If done by the insurance industry it might look like scaremongering for a profit but as a government information campaign, or backed by Safe, it could be powerful.

And the industry needs to redouble its own efforts. Regular leafleting and targeting of tenants without insurance has a known and huge impact on take-up. Fast responses to claims and high-profile interventions to improve estates with problems ramps up the likelihood of further word-of-mouth recommendations - one of the biggest sales leads.

These new markets will need new ways of selling and new sales outlets too. But with millions of pounds of premiums there for the taking, it will be worth it. IT

Arms-length scheme in Kent
Kent housing association Russet Homes has had an arms-length insurance scheme for its tenants since 1996. It is brokered by Jardine Lloyd Thompson and underwritten by Royal & SunAlliance. Of the association’s 6,500 homes, many of which will be covered by standard household policies or by other affinity schemes such as the policy offered by Help The Aged, 900 are insured with the scheme.

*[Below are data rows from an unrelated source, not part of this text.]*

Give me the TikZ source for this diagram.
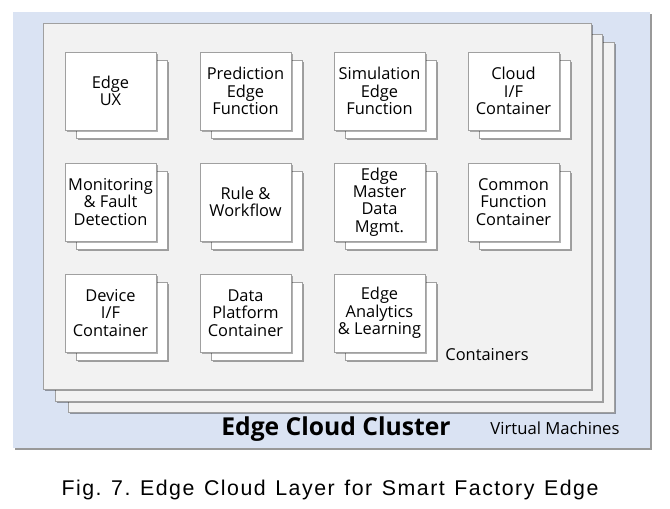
\documentclass[tikz,border=0pt]{standalone}
\usepackage{fontspec}
\setmainfont{Open Sans}
\newfontfamily\capfont{Liberation Sans}[LetterSpace=7, WordSpace=1.3]
\usetikzlibrary{shadows}

\definecolor{clusterblue}{RGB}{218,227,243}
\definecolor{panelgray}{RGB}{242,242,242}
\definecolor{linegray}{RGB}{160,160,160}

\begin{document}
\begin{tikzpicture}[
  x=0.75pt, y=-0.75pt,
  vm/.style={fill=panelgray, draw=linegray,
    drop shadow={shadow xshift=1.5pt, shadow yshift=-1.5pt, fill=black, opacity=0.35}},
  ctr/.style={draw=linegray, fill=white, align=center, inner sep=1pt,
    minimum width=68.25pt, minimum height=58.5pt,
    font=\fontsize{12.3}{13}\selectfont,
    drop shadow={shadow xshift=9.75pt, shadow yshift=-7.5pt, fill=black, opacity=0.35},
    copy shadow={shadow xshift=8.25pt, shadow yshift=-6pt, draw=linegray, fill=white},
    drop shadow={shadow xshift=1.5pt, shadow yshift=-1.5pt, fill=black, opacity=0.3}},
]

\useasboundingbox (0,0) rectangle (670,509);

\fill [clusterblue, drop shadow={shadow xshift=1.5pt, shadow yshift=-1.5pt, fill=black, opacity=0.4}]
  (13,12) rectangle (650,448);

\draw [vm] (68,42) rectangle (614,412);
\draw [vm] (55,34) rectangle (602,401);
\draw [vm] (43,23) rectangle (591,389);

\node [ctr] (ux) at (110.5,91) {Edge\\UX};
\node [ctr] (pred) at (245.5,91) {Prediction\\Edge\\Function};
\node [ctr] (sim) at (379.5,91) {Simulation\\Edge\\Function};
\node [ctr] (cloudif) at (513.5,91) {Cloud\\I/F\\Container};

\node [ctr] (mon) at (110.5,202) {Monitoring\\\& Fault\\Detection};
\node [ctr] (rule) at (245.5,202) {Rule \&\\Workflow};
\node [ctr] (master) at (379.5,202) {Edge\\Master\\Data\\Mgmt.};
\node [ctr] (common) at (513.5,202) {Common\\Function\\Container};

\node [ctr] (devif) at (110.5,313) {Device\\I/F\\Container};
\node [ctr] (platform) at (245.5,313) {Data\\Platform\\Container};
\node [ctr] (analytics) at (379.5,313) {Edge\\Analytics\\\& Learning};

\node [font=\fontsize{12.3}{14}\selectfont] (containers) at (487,355) {Containers};
\node [font=\fontsize{18.5}{20}\selectfont\bfseries] (cluster) at (336,429) {Edge Cloud Cluster};
\node [font=\fontsize{12.5}{14}\selectfont] (vms) at (555,428) {Virtual Machines};

\node [font=\fontsize{16}{18}\capfont] (caption) at (330,490) {Fig.\ 7.\ Edge Cloud Layer for Smart Factory Edge};

\end{tikzpicture}
\end{document}
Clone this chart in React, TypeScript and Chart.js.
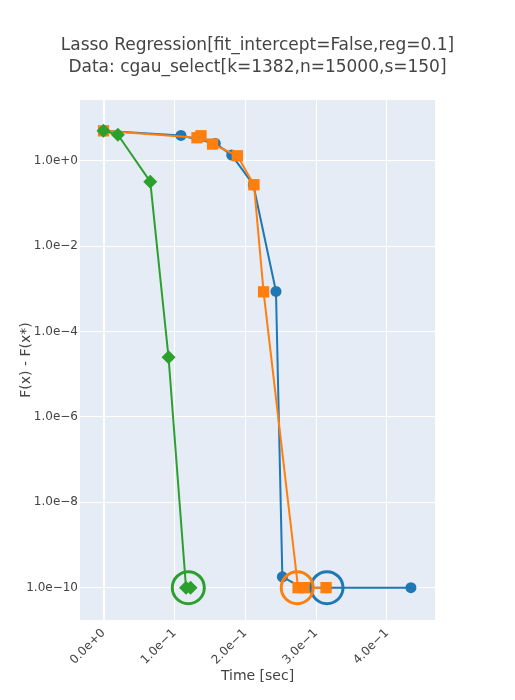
import React, { useEffect, useRef } from "react";
import { Chart, registerables } from "chart.js";

Chart.register(...registerables);

const titleLines = [
  "Lasso Regression[fit_intercept=False,reg=0.1]",
  "Data: cgau_select[k=1382,n=15000,s=150]",
];
const xTitle = "Time [sec]";
const yTitle = "F(x) - F(x*)";

const xTicks = [0, 0.1, 0.2, 0.3, 0.4];
const yTicks = [1e-10, 1e-8, 1e-6, 1e-4, 1e-2, 1];

const blueTime = [0, 0.1093, 0.1578, 0.181, 0.2115, 0.2435, 0.2525, 0.2805, 0.3145, 0.434];
const blueGap = [5.03, 3.92, 2.55, 1.36, 0.274, 8.7e-4, 1.8e-10, 1e-10, 1e-10, 1e-10];

const orangeTime = [0, 0.132, 0.1376, 0.154, 0.189, 0.2124, 0.226, 0.2747, 0.2839, 0.3142];
const orangeGap = [5.03, 3.46, 3.85, 2.46, 1.31, 0.274, 8.5e-4, 1e-10, 1e-10, 1e-10];

const greenTime = [0, 0.0203, 0.066, 0.0918, 0.1165, 0.1229];
const greenGap = [5.03, 4.06, 0.323, 2.5e-5, 1e-10, 1e-10];

// highlighted (hollow ring) points per series
const ringTime = [0.3155, 0.2735, 0.1197];
const ringGap = [1e-10, 1e-10, 1e-10];

const colors = ["#1f77b4", "#ff7f0e", "#2ca02c"];

function fmt(v: number): string {
  if (v === 0) return "0.0e+0";
  const exp = Math.floor(Math.log10(Math.abs(v)) + 1e-9);
  const mant = v / Math.pow(10, exp);
  return mant.toFixed(1) + "e" + (exp < 0 ? "\u2212" : "+") + Math.abs(exp);
}

function zip(xs: number[], ys: number[]) {
  return xs.map((x, i) => ({ x, y: ys[i] }));
}

const bgPlugin = {
  id: "plotBg",
  beforeDraw(chart: any) {
    const { ctx, chartArea } = chart;
    ctx.save();
    ctx.fillStyle = "#E5ECF6";
    ctx.fillRect(chartArea.left, chartArea.top, chartArea.right - chartArea.left, chartArea.bottom - chartArea.top);
    ctx.restore();
  },
};

export default function App() {
  const ref = useRef<HTMLCanvasElement>(null);
  useEffect(() => {
    if (!ref.current) return;
    Chart.defaults.font.family = "'DejaVu Sans', Verdana, sans-serif";
    Chart.defaults.color = "#444";
    const lineDs = (label: string, xs: number[], ys: number[], color: string, style: string, r: number, order: number) => ({
      label,
      data: zip(xs, ys),
      borderColor: color,
      backgroundColor: color,
      borderWidth: 2,
      pointStyle: style,
      pointRadius: r,
      pointBorderWidth: 0,
      pointBackgroundColor: color,
      tension: 0,
      order,
    });
    const chart = new Chart(ref.current, {
      type: "line",
      data: {
        datasets: [
          lineDs("blue", blueTime, blueGap, colors[0], "circle", 5.5, 5),
          lineDs("orange", orangeTime, orangeGap, colors[1], "rect", 8, 4),
          lineDs("green", greenTime, greenGap, colors[2], "rectRot", 7, 3),
          ...ringTime.map((t, i) => ({
            label: "ring" + i,
            data: [{ x: t, y: ringGap[i] }],
            showLine: false,
            borderColor: colors[i],
            backgroundColor: "rgba(0,0,0,0)",
            pointStyle: "circle",
            pointRadius: 16,
            pointBorderWidth: 3,
            pointBorderColor: colors[i],
            pointBackgroundColor: "rgba(0,0,0,0)",
            order: 2 - i,
          })),
        ],
      },
      options: {
        responsive: false,
        animation: false,
        events: [],
        layout: { padding: 0 },
        plugins: {
          legend: { display: false },
          tooltip: { enabled: false },
          title: {
            display: true,
            text: titleLines,
            color: "#444",
            font: { size: 17, weight: "normal", lineHeight: 22 / 17 },
            padding: { top: 35, bottom: 21 },
          },
        },
        scales: {
          x: {
            type: "linear",
            min: -0.0332,
            max: 0.468,
            afterBuildTicks: (s: any) => {
              s.ticks = xTicks.map((v) => ({ value: v }));
            },
            afterFit: (s: any) => {
              s.height = 80;
            },
            grid: {
              color: "#ffffff",
              lineWidth: (c: any) => (c.tick && c.tick.value === 0 ? 2 : 1),
              drawTicks: false,
            },
            border: { display: false },
            ticks: {
              autoSkip: false,
              minRotation: 45,
              maxRotation: 45,
              padding: 6,
              color: "#444",
              font: { size: 12 },
              callback: (v: any) => fmt(Number(v)),
            },
            title: {
              display: true,
              text: xTitle,
              color: "#444",
              font: { size: 14 },
              padding: { top: 0, bottom: 15 },
            },
          },
          y: {
            type: "logarithmic",
            min: 1.75e-11,
            max: 26.5,
            afterBuildTicks: (s: any) => {
              s.ticks = yTicks.map((v) => ({ value: v }));
            },
            afterFit: (s: any) => {
              s.width = 80;
            },
            grid: { color: "#ffffff", lineWidth: 1, drawTicks: false },
            border: { display: false },
            ticks: {
              autoSkip: false,
              padding: 2,
              color: "#444",
              font: { size: 12 },
              callback: (v: any) => fmt(Number(v)),
            },
            title: {
              display: true,
              text: yTitle,
              color: "#444",
              font: { size: 14 },
              padding: { top: 18, bottom: 0 },
            },
          },
          spacer: {
            type: "linear",
            position: "right",
            display: true,
            afterFit: (s: any) => {
              s.width = 80;
            },
            grid: { display: false, drawTicks: false },
            border: { display: false },
            ticks: { display: false },
          },
        },
      },
      plugins: [bgPlugin],
    } as any);
    return () => chart.destroy();
  }, []);
  return (
    <div style={{ position: "absolute", left: 0, top: 0, width: 515, height: 700, background: "#fff" }}>
      <canvas ref={ref} width={515} height={700} style={{ display: "block" }} />
    </div>
  );
}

Cover levels go as low as £9,000 for most homes and £6,000 for pensioners. Premiums can be 80p a week or 48p for pensioners. Accidental damage cover is restricted to television screens and glass-top tables, but such cover as freezer contents do apply.

Sarah Shemeld, senior financial services administrator with Russet, says that although the association mentions insurance in its newsletters and has posters in its offices, the biggest impact on increasing take-up is when the insurer and broker fund a leafleting campaign to every household.

“Every three or four years we do leafleting campaign and that tends to lead to an influx. But it is expensive to do and it has to be funded by the insurer,” Shemeld says.

An underinsurance warning
Tory leader David Cameron’s parents made the news recently when they sold a couple of unwanted paintings. An original valuation of just £20,000 was upped to £250,000 by the auctioneers but the final sale price topped £800,000. It shows why regular revaluing home contents to ensure adequate cover levels is so important.

“In the event of a claim, if they are underinsured the insurer can apply averages,” says Ian Cullen, sales and marketing director of Aon Private Client. “If you have £100,000 of contents but only £50,000 of insurance and have a total contents claim, the insurer will only pay £25,000.”

He advises his clients to itemise every item in every room and add up the cost - and don’t forget what’s stored in the loft.

He says there is even software that will automatically upgrade prices. Each year the total grows as new items are added to the tally.

“I bought a new media centre and put all my CDs on it. So now I have 800 CDs in the loft. Every time I go to the supermarket I walk out with a CD I didn’t really need, so very quickly you can have another 100 CDs,” Cullen says.

The emphasis on premium price over quality of cover means too few insurers are insisting on accurate valuations, leaving many people with standard contents policies underinsured.

Insuring convicted criminals: the burning question
By the time you have read this, another old lag will have been released from prison.

About 200,000 ex-offenders are released every year, and one in five people has a conviction of some sort.

For most insurers these people present a moral hazard and are to be avoided.

If a policyholder keeps quiet about their past convictions, an insurer may later deny a claim. Damned if they do, damned if they don’t.

Neil Cook, of broker Richard Weston, takes a different view. The burning desire of most ex-offenders to avoid the police at all costs, even to report a burglary, makes them a good bet for insurers, he argues. With the backing of specialist Lloyd’s underwriters he has produced policies that cover them.

But the route to market involves public servants, predominantly in the shape of probation officers. Ex-offender charities are another potential help if they could advise.

Yet many do not see it as their job to promote a profit-making insurance policy or see a lack of household insurance as the least of the ex-offenders’ problems.

Organisations that are prepared to pass on information - even if Biba can put them in touch with a specialist broker who can help - expect a huge commercial kick-back, which cannot be justified.